- **Problem to work on**
Transcribe the whole listing below without changing a word, but leave out every image.

- **Data block**
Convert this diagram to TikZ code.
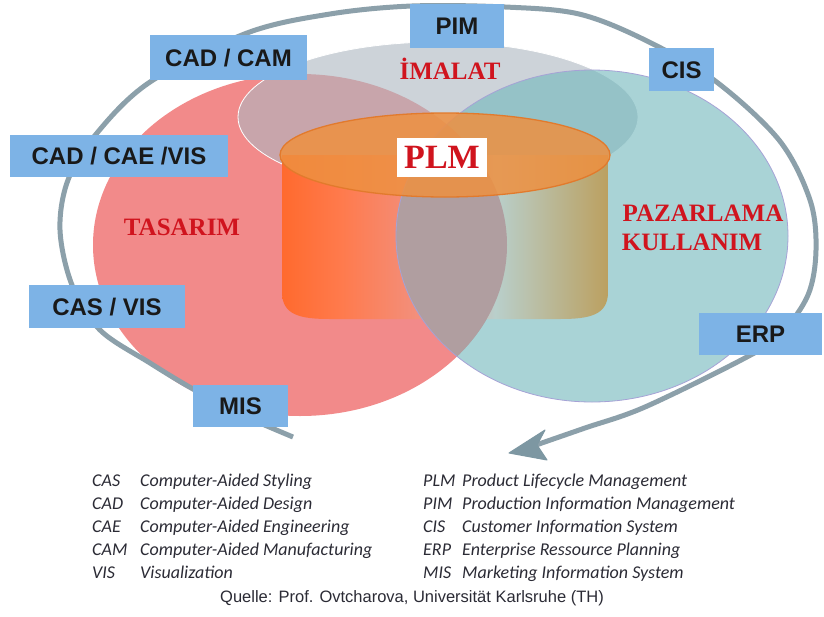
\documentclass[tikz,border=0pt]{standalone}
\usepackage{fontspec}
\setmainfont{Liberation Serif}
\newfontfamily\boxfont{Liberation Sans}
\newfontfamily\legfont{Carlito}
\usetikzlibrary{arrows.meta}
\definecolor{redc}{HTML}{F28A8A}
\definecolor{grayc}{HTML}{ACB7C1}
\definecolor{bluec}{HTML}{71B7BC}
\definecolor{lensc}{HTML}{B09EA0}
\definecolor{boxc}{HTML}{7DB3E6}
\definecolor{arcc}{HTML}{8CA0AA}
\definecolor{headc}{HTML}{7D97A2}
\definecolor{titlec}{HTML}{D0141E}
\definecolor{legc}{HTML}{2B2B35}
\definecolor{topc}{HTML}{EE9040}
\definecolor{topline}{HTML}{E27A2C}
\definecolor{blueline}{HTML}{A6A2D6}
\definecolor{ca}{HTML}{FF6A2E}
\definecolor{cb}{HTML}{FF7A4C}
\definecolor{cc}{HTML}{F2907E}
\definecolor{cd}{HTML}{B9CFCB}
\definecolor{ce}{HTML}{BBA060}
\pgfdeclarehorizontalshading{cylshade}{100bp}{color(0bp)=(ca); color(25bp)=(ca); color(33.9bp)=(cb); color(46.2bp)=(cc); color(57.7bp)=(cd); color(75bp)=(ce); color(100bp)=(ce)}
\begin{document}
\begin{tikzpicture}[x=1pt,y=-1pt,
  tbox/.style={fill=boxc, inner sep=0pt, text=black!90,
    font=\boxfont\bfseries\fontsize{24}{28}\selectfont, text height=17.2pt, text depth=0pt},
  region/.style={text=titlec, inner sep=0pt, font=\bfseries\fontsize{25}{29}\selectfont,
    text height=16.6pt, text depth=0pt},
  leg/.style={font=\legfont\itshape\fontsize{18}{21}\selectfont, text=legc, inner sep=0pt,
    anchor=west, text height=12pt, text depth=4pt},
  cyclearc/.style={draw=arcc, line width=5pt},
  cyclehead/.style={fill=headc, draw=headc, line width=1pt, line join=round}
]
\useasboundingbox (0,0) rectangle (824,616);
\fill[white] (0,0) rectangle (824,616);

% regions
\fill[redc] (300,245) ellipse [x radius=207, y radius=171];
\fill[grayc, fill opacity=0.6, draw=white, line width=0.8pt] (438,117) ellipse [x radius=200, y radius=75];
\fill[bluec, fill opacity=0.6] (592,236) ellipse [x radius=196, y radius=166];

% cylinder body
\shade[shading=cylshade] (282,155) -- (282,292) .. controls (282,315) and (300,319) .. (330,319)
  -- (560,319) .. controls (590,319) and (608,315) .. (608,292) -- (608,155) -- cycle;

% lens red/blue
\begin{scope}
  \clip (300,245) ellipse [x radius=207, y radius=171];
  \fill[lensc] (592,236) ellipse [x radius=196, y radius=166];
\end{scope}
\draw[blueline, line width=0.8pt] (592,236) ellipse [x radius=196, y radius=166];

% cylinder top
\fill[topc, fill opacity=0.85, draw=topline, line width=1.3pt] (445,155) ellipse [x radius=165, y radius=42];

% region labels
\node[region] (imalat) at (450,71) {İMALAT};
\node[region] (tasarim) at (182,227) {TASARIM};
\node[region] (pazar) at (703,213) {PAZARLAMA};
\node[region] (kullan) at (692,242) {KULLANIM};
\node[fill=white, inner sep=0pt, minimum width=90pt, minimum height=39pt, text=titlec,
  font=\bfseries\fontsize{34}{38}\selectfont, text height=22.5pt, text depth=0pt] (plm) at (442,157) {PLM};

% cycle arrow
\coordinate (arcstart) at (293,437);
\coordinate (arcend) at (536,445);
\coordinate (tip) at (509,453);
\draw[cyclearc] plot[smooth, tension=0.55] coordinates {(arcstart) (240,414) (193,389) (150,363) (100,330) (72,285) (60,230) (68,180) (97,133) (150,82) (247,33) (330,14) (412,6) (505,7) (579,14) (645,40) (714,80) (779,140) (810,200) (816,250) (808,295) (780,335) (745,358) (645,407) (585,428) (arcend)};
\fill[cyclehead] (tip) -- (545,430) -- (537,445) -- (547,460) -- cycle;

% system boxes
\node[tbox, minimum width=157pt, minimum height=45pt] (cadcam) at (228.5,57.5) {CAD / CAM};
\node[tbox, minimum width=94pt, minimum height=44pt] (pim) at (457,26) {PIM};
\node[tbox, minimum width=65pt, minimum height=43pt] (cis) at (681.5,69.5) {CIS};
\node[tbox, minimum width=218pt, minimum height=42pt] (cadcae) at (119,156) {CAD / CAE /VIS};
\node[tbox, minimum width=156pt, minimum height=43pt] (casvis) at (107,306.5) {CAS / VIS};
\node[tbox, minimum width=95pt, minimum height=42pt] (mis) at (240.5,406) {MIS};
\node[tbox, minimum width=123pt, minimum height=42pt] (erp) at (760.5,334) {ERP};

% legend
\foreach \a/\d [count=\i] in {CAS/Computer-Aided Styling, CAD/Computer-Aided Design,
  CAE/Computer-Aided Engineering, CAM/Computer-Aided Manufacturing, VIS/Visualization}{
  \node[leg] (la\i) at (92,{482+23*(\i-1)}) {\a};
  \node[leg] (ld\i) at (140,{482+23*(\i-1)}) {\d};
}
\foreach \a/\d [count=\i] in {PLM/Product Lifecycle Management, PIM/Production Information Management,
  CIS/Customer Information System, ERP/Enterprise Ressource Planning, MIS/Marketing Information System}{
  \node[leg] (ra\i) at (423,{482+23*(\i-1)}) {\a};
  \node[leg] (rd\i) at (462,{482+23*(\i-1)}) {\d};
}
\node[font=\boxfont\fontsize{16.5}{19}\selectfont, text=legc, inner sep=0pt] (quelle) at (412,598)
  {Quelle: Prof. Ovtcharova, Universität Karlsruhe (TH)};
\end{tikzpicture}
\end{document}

- **Expected answer**
Convert this diagram to TikZ code.
\documentclass[tikz,border=0pt]{standalone}
\usepackage{fontspec}
\setmainfont{Liberation Serif}
\newfontfamily\boxfont{Liberation Sans}
\newfontfamily\legfont{Carlito}
\usetikzlibrary{arrows.meta}
\definecolor{redc}{HTML}{F28A8A}
\definecolor{grayc}{HTML}{ACB7C1}
\definecolor{bluec}{HTML}{71B7BC}
\definecolor{lensc}{HTML}{B09EA0}
\definecolor{boxc}{HTML}{7DB3E6}
\definecolor{arcc}{HTML}{8CA0AA}
\definecolor{headc}{HTML}{7D97A2}
\definecolor{titlec}{HTML}{D0141E}
\definecolor{legc}{HTML}{2B2B35}
\definecolor{topc}{HTML}{EE9040}
\definecolor{topline}{HTML}{E27A2C}
\definecolor{blueline}{HTML}{A6A2D6}
\definecolor{ca}{HTML}{FF6A2E}
\definecolor{cb}{HTML}{FF7A4C}
\definecolor{cc}{HTML}{F2907E}
\definecolor{cd}{HTML}{B9CFCB}
\definecolor{ce}{HTML}{BBA060}
\pgfdeclarehorizontalshading{cylshade}{100bp}{color(0bp)=(ca); color(25bp)=(ca); color(33.9bp)=(cb); color(46.2bp)=(cc); color(57.7bp)=(cd); color(75bp)=(ce); color(100bp)=(ce)}
\begin{document}
\begin{tikzpicture}[x=1pt,y=-1pt,
  tbox/.style={fill=boxc, inner sep=0pt, text=black!90,
    font=\boxfont\bfseries\fontsize{24}{28}\selectfont, text height=17.2pt, text depth=0pt},
  region/.style={text=titlec, inner sep=0pt, font=\bfseries\fontsize{25}{29}\selectfont,
    text height=16.6pt, text depth=0pt},
  leg/.style={font=\legfont\itshape\fontsize{18}{21}\selectfont, text=legc, inner sep=0pt,
    anchor=west, text height=12pt, text depth=4pt},
  cyclearc/.style={draw=arcc, line width=5pt},
  cyclehead/.style={fill=headc, draw=headc, line width=1pt, line join=round}
]
\useasboundingbox (0,0) rectangle (824,616);
\fill[white] (0,0) rectangle (824,616);

% regions
\fill[redc] (300,245) ellipse [x radius=207, y radius=171];
\fill[grayc, fill opacity=0.6, draw=white, line width=0.8pt] (438,117) ellipse [x radius=200, y radius=75];
\fill[bluec, fill opacity=0.6] (592,236) ellipse [x radius=196, y radius=166];

% cylinder body
\shade[shading=cylshade] (282,155) -- (282,292) .. controls (282,315) and (300,319) .. (330,319)
  -- (560,319) .. controls (590,319) and (608,315) .. (608,292) -- (608,155) -- cycle;

% lens red/blue
\begin{scope}
  \clip (300,245) ellipse [x radius=207, y radius=171];
  \fill[lensc] (592,236) ellipse [x radius=196, y radius=166];
\end{scope}
\draw[blueline, line width=0.8pt] (592,236) ellipse [x radius=196, y radius=166];

% cylinder top
\fill[topc, fill opacity=0.85, draw=topline, line width=1.3pt] (445,155) ellipse [x radius=165, y radius=42];

% region labels
\node[region] (imalat) at (450,71) {İMALAT};
\node[region] (tasarim) at (182,227) {TASARIM};
\node[region] (pazar) at (703,213) {PAZARLAMA};
\node[region] (kullan) at (692,242) {KULLANIM};
\node[fill=white, inner sep=0pt, minimum width=90pt, minimum height=39pt, text=titlec,
  font=\bfseries\fontsize{34}{38}\selectfont, text height=22.5pt, text depth=0pt] (plm) at (442,157) {PLM};

% cycle arrow
\coordinate (arcstart) at (293,437);
\coordinate (arcend) at (536,445);
\coordinate (tip) at (509,453);
\draw[cyclearc] plot[smooth, tension=0.55] coordinates {(arcstart) (240,414) (193,389) (150,363) (100,330) (72,285) (60,230) (68,180) (97,133) (150,82) (247,33) (330,14) (412,6) (505,7) (579,14) (645,40) (714,80) (779,140) (810,200) (816,250) (808,295) (780,335) (745,358) (645,407) (585,428) (arcend)};
\fill[cyclehead] (tip) -- (545,430) -- (537,445) -- (547,460) -- cycle;

% system boxes
\node[tbox, minimum width=157pt, minimum height=45pt] (cadcam) at (228.5,57.5) {CAD / CAM};
\node[tbox, minimum width=94pt, minimum height=44pt] (pim) at (457,26) {PIM};
\node[tbox, minimum width=65pt, minimum height=43pt] (cis) at (681.5,69.5) {CIS};
\node[tbox, minimum width=218pt, minimum height=42pt] (cadcae) at (119,156) {CAD / CAE /VIS};
\node[tbox, minimum width=156pt, minimum height=43pt] (casvis) at (107,306.5) {CAS / VIS};
\node[tbox, minimum width=95pt, minimum height=42pt] (mis) at (240.5,406) {MIS};
\node[tbox, minimum width=123pt, minimum height=42pt] (erp) at (760.5,334) {ERP};

% legend
\foreach \a/\d [count=\i] in {CAS/Computer-Aided Styling, CAD/Computer-Aided Design,
  CAE/Computer-Aided Engineering, CAM/Computer-Aided Manufacturing, VIS/Visualization}{
  \node[leg] (la\i) at (92,{482+23*(\i-1)}) {\a};
  \node[leg] (ld\i) at (140,{482+23*(\i-1)}) {\d};
}
\foreach \a/\d [count=\i] in {PLM/Product Lifecycle Management, PIM/Production Information Management,
  CIS/Customer Information System, ERP/Enterprise Ressource Planning, MIS/Marketing Information System}{
  \node[leg] (ra\i) at (423,{482+23*(\i-1)}) {\a};
  \node[leg] (rd\i) at (462,{482+23*(\i-1)}) {\d};
}
\node[font=\boxfont\fontsize{16.5}{19}\selectfont, text=legc, inner sep=0pt] (quelle) at (412,598)
  {Quelle: Prof. Ovtcharova, Universität Karlsruhe (TH)};
\end{tikzpicture}
\end{document}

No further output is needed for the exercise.